I did become a member of Front Sight in anticipation of repeating the class with a revolver and taking the rifle and shotgun courses too. However, I learned that to actually "graduate" from the course will require most untrained shooters like me to take it over. A lot of emphasis is on speed of shooting, and speed in clearing malfunctions, which are precisely defined steps that have to be done in 1.5 seconds. These are very frustrating, especially the jam with a round in the chamber and another attempting to feed. It requires that you lock the slide back, remove the magazine, rack the slide three times, insert a magazine, then rack the slide- all in 1.5 seconds! It was hard to even remember the steps let alone do them quickly. A lot of practice is required, more than one would get in the two days it is taught and practiced, hence the need to repeat the course.

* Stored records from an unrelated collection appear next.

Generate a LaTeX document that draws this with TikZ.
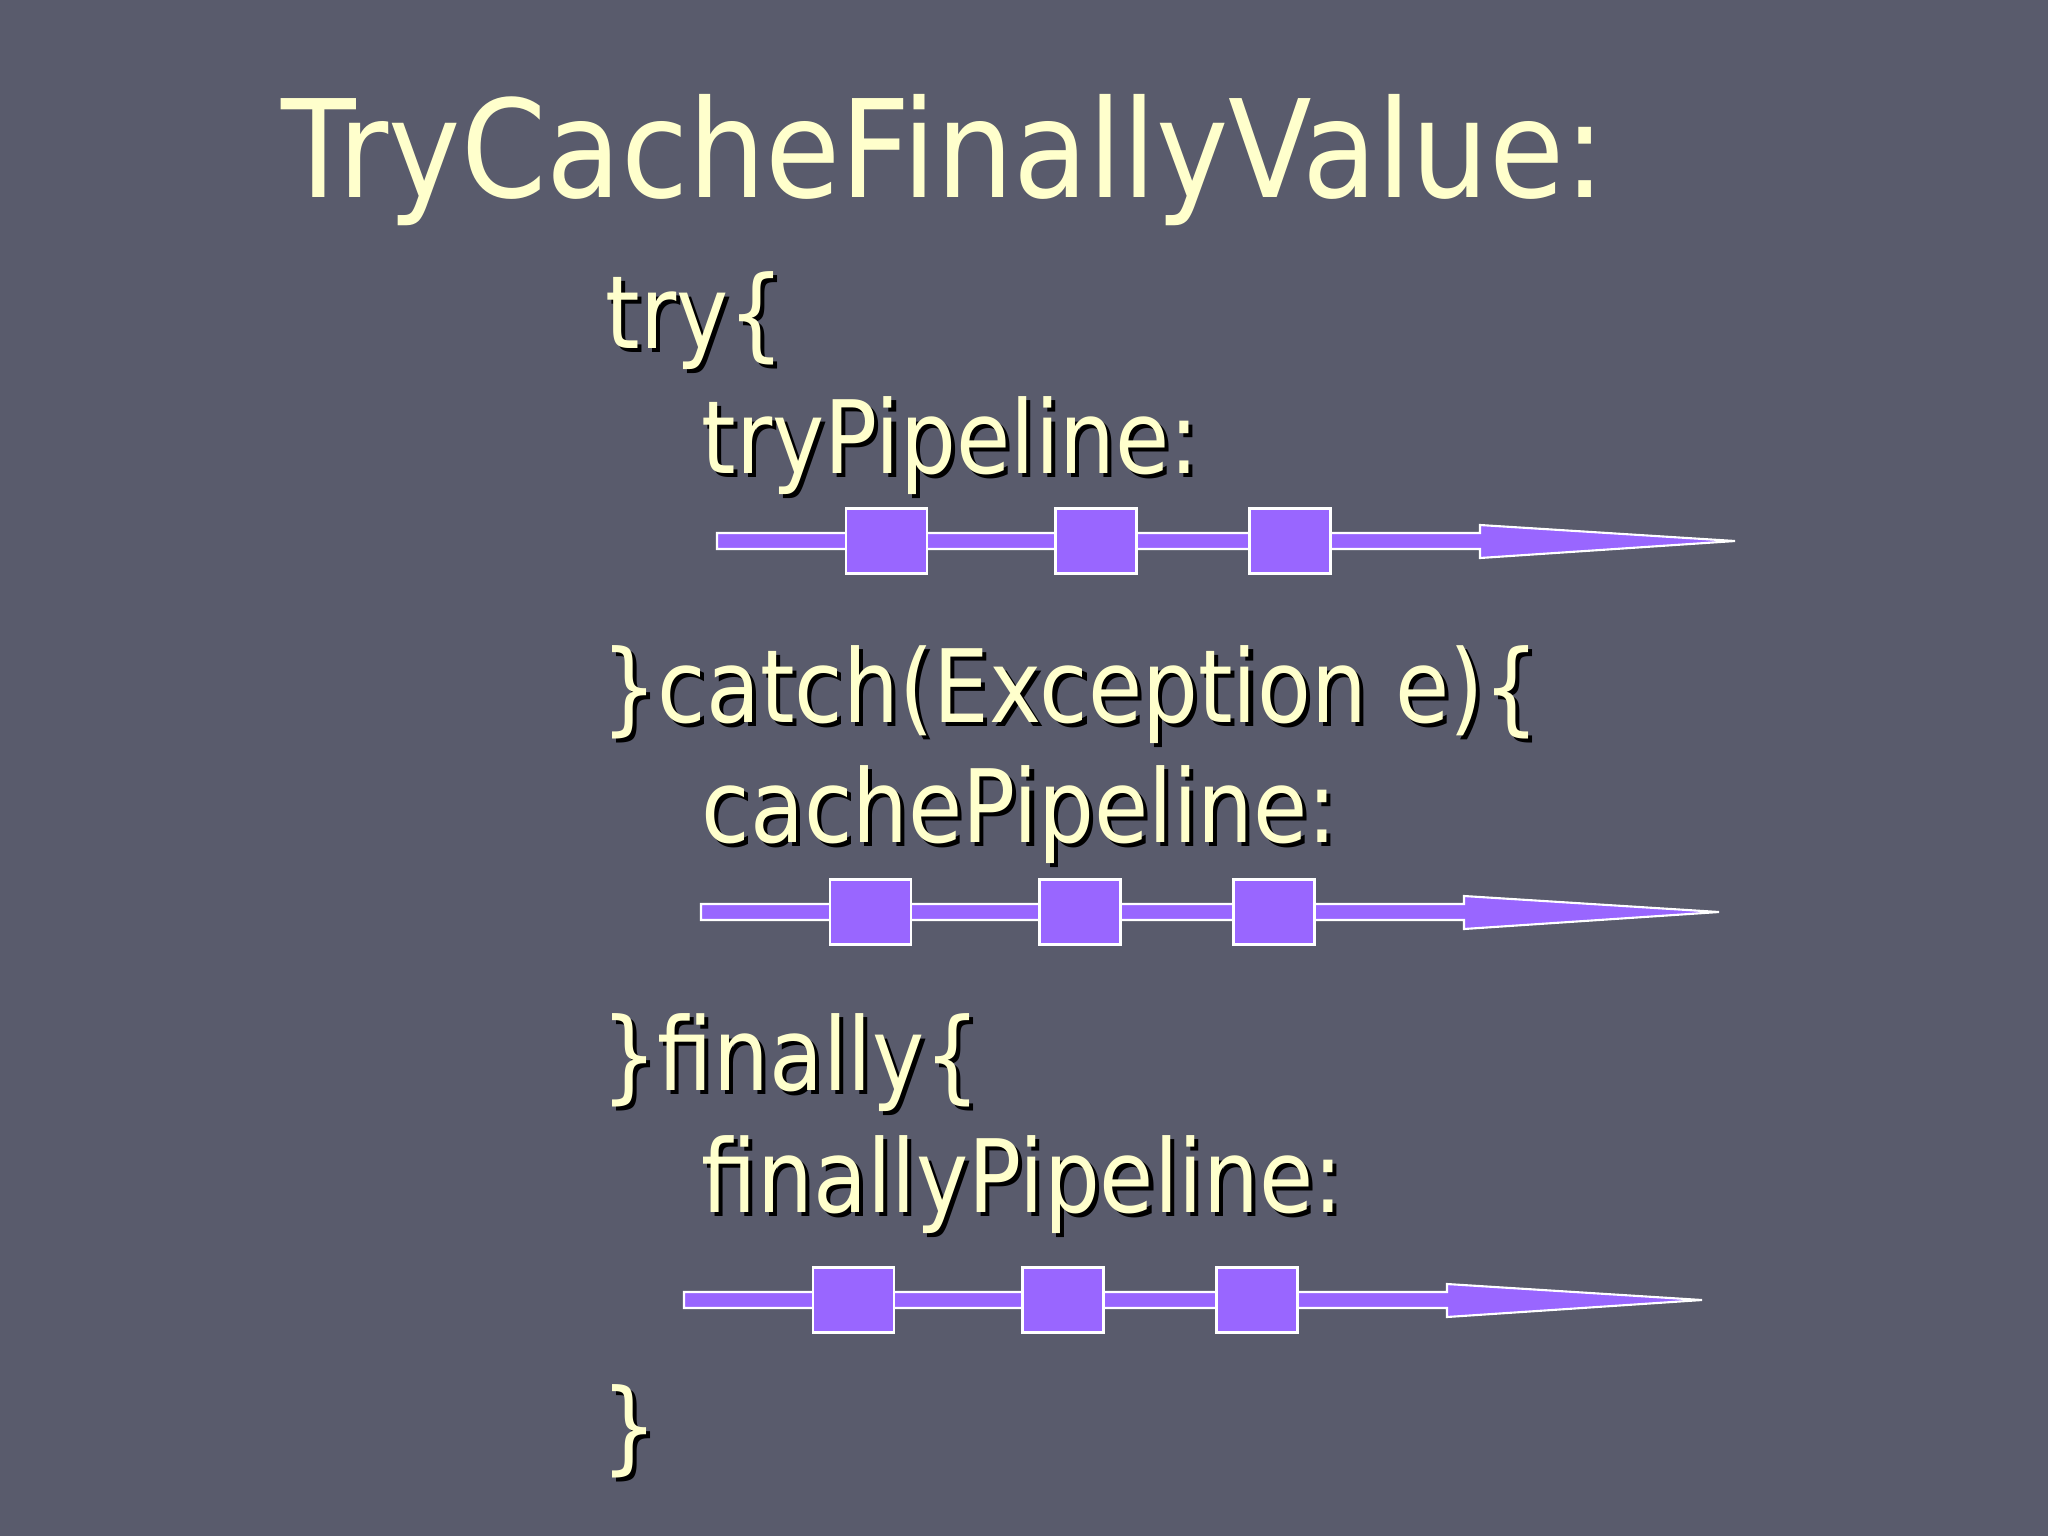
\documentclass[tikz,border=0pt]{standalone}
\usepackage{fontspec}
\newfontfamily\slidefont{DejaVu Sans}[FakeStretch=0.87]
\newfontfamily\headfont{DejaVu Sans}[FakeStretch=0.9]
\definecolor{slidebg}{RGB}{89,91,108}
\definecolor{slidetext}{RGB}{255,255,204}
\definecolor{pipe}{RGB}{153,102,255}
\newcommand{\shadowed}[1]{\makebox[0pt][l]{\hspace{1.2pt}\raisebox{-1.2pt}{\textcolor{black}{#1}}}#1}
\tikzset{
  title/.style={anchor=base west, inner sep=0pt, text=slidetext, font=\headfont\fontsize{38.6}{40}\selectfont},
  code/.style={anchor=base west, inner sep=0pt, text=slidetext, font=\slidefont\fontsize{28.8}{30}\selectfont},
  stage/.style={draw=white, fill=pipe, line width=0.6pt, minimum width=0.81cm, minimum height=0.65cm, inner sep=0pt},
  shaft/.style={draw=white, fill=pipe, line width=0.6pt}
}
\begin{document}
\begin{tikzpicture}[x=0.01cm, y=-0.01cm]
  \fill[slidebg] (0,0) rectangle (2048,1536);
  \node[title] (head) at (281,197) {TryCacheFinallyValue:};
  % code lines
  \node[code] (try) at (605,348) {\shadowed{try\{}};
  \node[code] (trylbl) at (701,473) {\shadowed{tryPipeline:}};
  \node[code] (catch) at (601,722) {\shadowed{\}catch(Exception e)\{}};
  \node[code] (cachelbl) at (701,842) {\shadowed{cachePipeline:}};
  \node[code] (finally) at (601,1090) {\shadowed{\}finally\{}};
  \node[code] (finallylbl) at (701,1212) {\shadowed{finallyPipeline:}};
  \node[code] (close) at (601,1461) {\shadowed{\}}};
  % pipelines
  \foreach \n/\dx/\yc in {try/0/541, cache/-16/912, finally/-33/1300} {
    \coordinate (\n-start) at (717+\dx,\yc);
    \coordinate (\n-end) at (1735+\dx,\yc);
    \draw[shaft] (\n-start) ++(0,-8) -- ++(763,0) -- ++(0,-8) -- (\n-end)
      -- ++(-255,17) -- ++(0,-9) -- ++(-763,0) -- cycle;
    \node[stage] (\n1) at (886.5+\dx,\yc) {};
    \node[stage] (\n2) at (1096+\dx,\yc) {};
    \node[stage] (\n3) at (1290+\dx,\yc) {};
  }
\end{tikzpicture}
\end{document}
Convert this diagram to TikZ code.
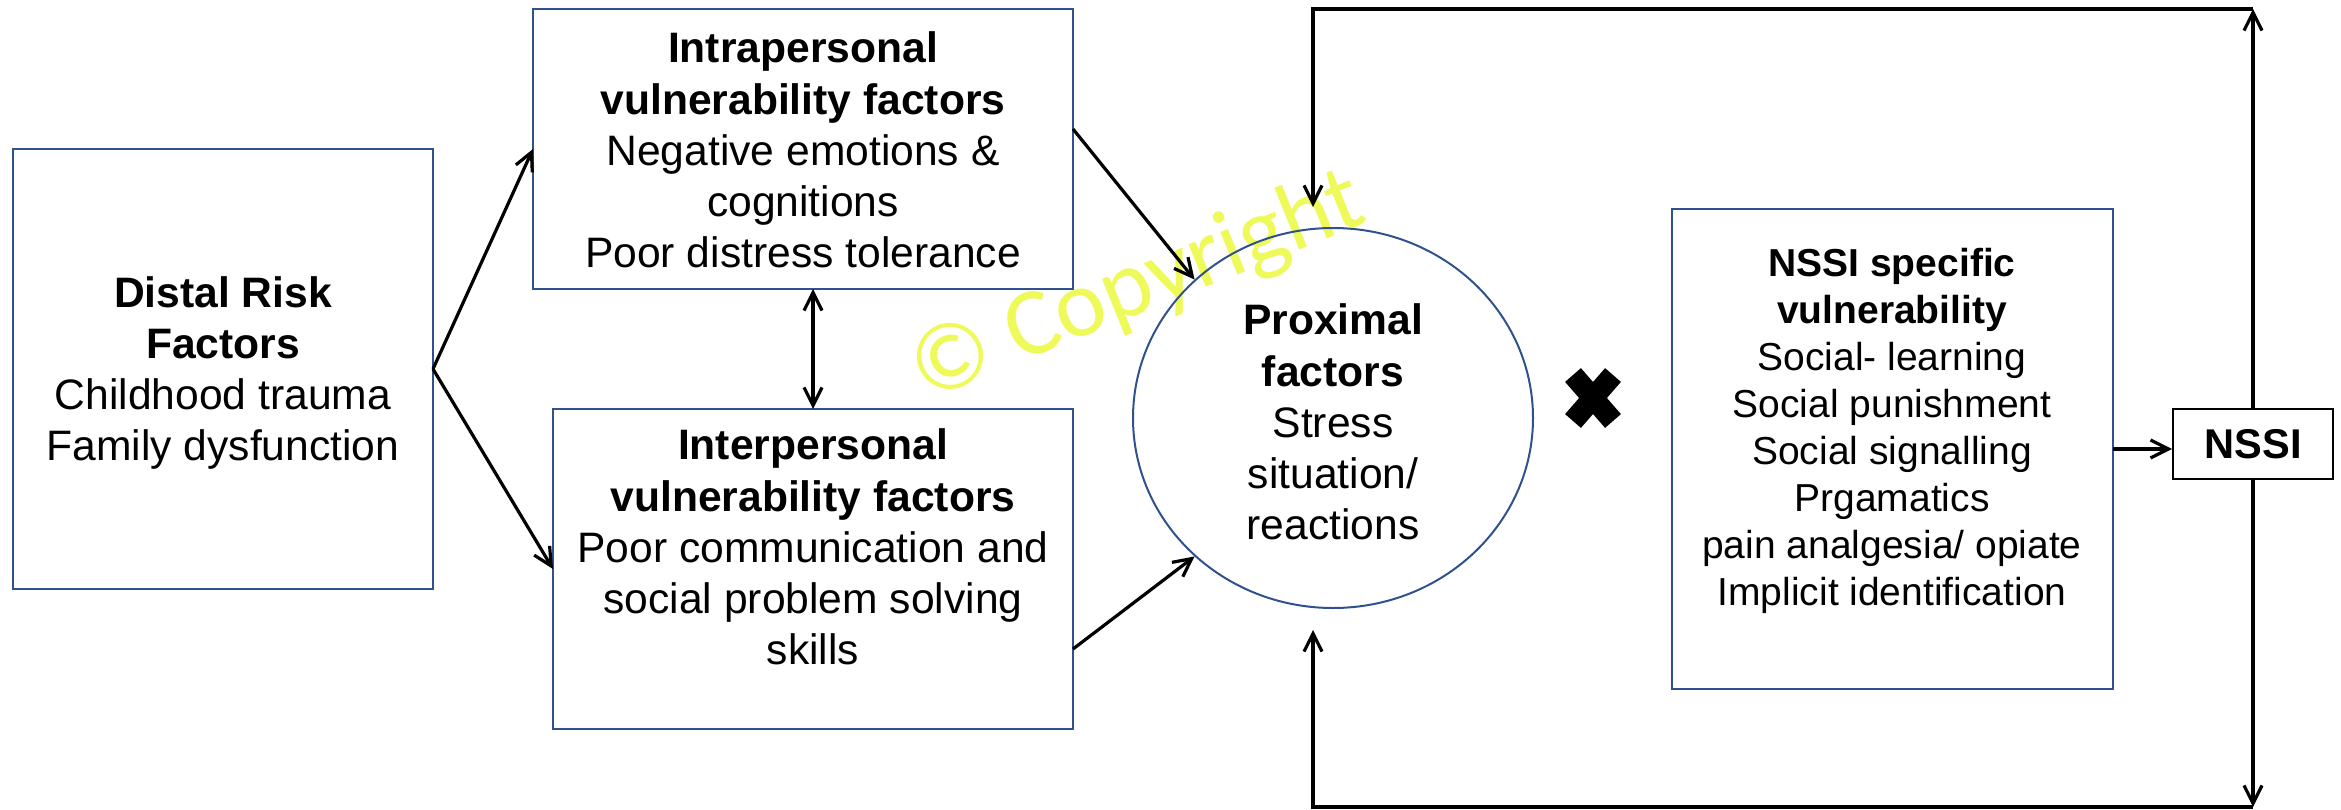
\documentclass[tikz,border=0pt]{standalone}
\usepackage{fontspec}
\setmainfont{Liberation Sans}
\newfontfamily\wmfont{Carlito}
\usetikzlibrary{shapes.geometric,arrows.meta,calc}
\definecolor{boxblue}{RGB}{47,82,143}
\definecolor{wmyellow}{RGB}{238,250,90}
\begin{document}
\begin{tikzpicture}[x=0.5pt,y=-0.5pt,
  >={Straight Barb[length=9pt,width=9pt]},
  box/.style={draw=boxblue,line width=1.2pt,rectangle,inner sep=0pt,outer sep=0pt},
  txt/.style={align=center,font=\fontsize{21.3}{25.6}\selectfont,inner sep=0pt},
  stxt/.style={align=center,font=\fontsize{19.5}{23.5}\selectfont,inner sep=0pt},
  arr/.style={draw=black,line width=1.6pt,->},
  darr/.style={draw=black,line width=1.6pt,<->},
  crossbar/.style={draw=black,line width=10.5pt,line cap=butt}]
\useasboundingbox (0,0) rectangle (2341,809);

% watermark
\node[rotate=22,text=wmyellow,inner sep=0pt,font=\wmfont\fontsize{48}{50}\selectfont] (wm) at (1138,288) {© Copyright};

% boxes
\node[box,minimum width=210pt,minimum height=220pt] (distal) at (223,369) {};
\node[txt] (distalT) at (223,373) {\textbf{Distal Risk}\\\textbf{Factors}\\Childhood trauma\\Family dysfunction};

\node[box,minimum width=270pt,minimum height=140pt] (intra) at (803,149) {};
\node[txt] (intraT) at (803,150) {\textbf{Intrapersonal}\\\textbf{vulnerability factors}\\Negative emotions \&\\cognitions\\Poor distress tolerance};

\node[box,minimum width=260pt,minimum height=160pt] (inter) at (813,569) {};
\node[txt] (interT) at (813,547) {\textbf{Interpersonal}\\\textbf{vulnerability factors}\\Poor communication and\\social problem solving\\skills};

\node[ellipse,draw=boxblue,line width=1pt,minimum width=200pt,minimum height=190pt,inner sep=0pt] (prox) at (1333,418) {};
\node[txt] (proxT) at (1333,422) {\textbf{Proximal}\\\textbf{factors}\\Stress\\situation/\\reactions};

\node[box,minimum width=220.5pt,minimum height=240pt] (spec) at (1892.5,449) {};
\node[stxt] (specT) at (1892,431) {\textbf{NSSI specific}\\\textbf{vulnerability}\\Social- learning\\Social punishment\\Social signalling\\Prgamatics\\pain analgesia/ opiate\\Implicit identification};

\node[draw=black,line width=0.9pt,minimum width=80pt,minimum height=35pt,inner sep=0pt,font=\bfseries\fontsize{20.8}{24}\selectfont] (nssi) at (2253,444) {NSSI};

% cross mark
\coordinate (xc) at (1593,398);
\draw[crossbar] ($(xc)+(-20,-23)$) -- ($(xc)+(20,23)$);
\draw[crossbar] ($(xc)+(20,-23)$) -- ($(xc)+(-20,23)$);

% feedback loop corners
\coordinate (tl) at (1313,9);
\coordinate (tr) at (2253,9);
\coordinate (ttip) at (1313,207);
\coordinate (bl) at (1313,807);
\coordinate (br) at (2253,807);
\coordinate (btip) at (1313,630);

% connectors
\draw[arr] (distal.east) -- (intra.west);
\draw[arr] (distal.east) -- (inter.west);
\draw[darr] (inter.north |- intra.south) -- (inter.north);
\draw[arr] ([yshift=10pt]intra.east) -- (prox.135);
\draw[arr] ([yshift=-40pt]inter.east) -- (prox.225);
\draw[arr] (spec.east) -- (spec.east -| nssi.west);
\draw[arr] (nssi.north) -- (tr);
\draw[arr] (tr) -- (tl) -- (ttip);
\draw[arr] (nssi.south) -- (br);
\draw[arr] (br) -- (bl) -- (btip);
\end{tikzpicture}
\end{document}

It was very common to see a woman crying outside the range area with an instructor talking to her. I noticed individuals from the ranges on either side us at one point or another the first two days. One of the four women our class was brought to tears the first day by an arrogant, condescending instructor who berated her every attempt. Some fellow students finally told the guy to back off, and she was taken under wing by an excellent competitive shooter in the class, and progressed very well. The other women in the course were easily on a par with the men in their shooting skills and the other skills taught, and did in fact seem to follow the instruction more precisely than people like me.

The days are long starting at 0730 and lasting until 1730 or later, with one late night until 2130 or so with a night shoot. It was hard work just being on your feet that long, when you are used to sitting at a desk all day

I'd like my wife to attend a course but when I described the Front Sight experience she could see no logic in attending. I would suggest looking at Gunsite near Prescott, AZ, or Thunder Ranch in Oregon. Both seem to emphasize smaller classes and more individual instruction. Besides both of these have to be more picturesque than Pahrump, Nevada!
Odd I had a totally different expedience at Front Sight. I am a disabled female. I had a wonderful experience on the four day handgun course. I even got one on one help. And I needed help and a lot of patience in the instruction and got it with no issues what so ever. As a matter of fact every single staff member I came across was nothing but polite and helpful. Yes the days are long but you learn a lot in those four days. I just started shooting in April of this year. So I am relatively new at shooting. We were done with out night shoot by 8pm in September. I didn't see anyone crying at all in the four days I was there and there were a couple of hundred taking classes that cycle.Well except me when I had major malfunction issues with my gun but that is a whole different story. And quite a few of the ones on my range had never even handled a gun at all before taking the course. There were 38 people on our range BUT they did it in relays so not nearly as bad for the numbers. We had at least three instructors and sometimes four on our range the entire time. And your not on your feet the entire time there is down time when you are not up on the line. But yes if you are not used to being on your feet all day it can seem a bit much. Yes there are many other training schools out there and what may work for one may not work for another. But I have heard bad experiences on the other schools too. So I don't think there is anything as a perfect one size fits all gun school.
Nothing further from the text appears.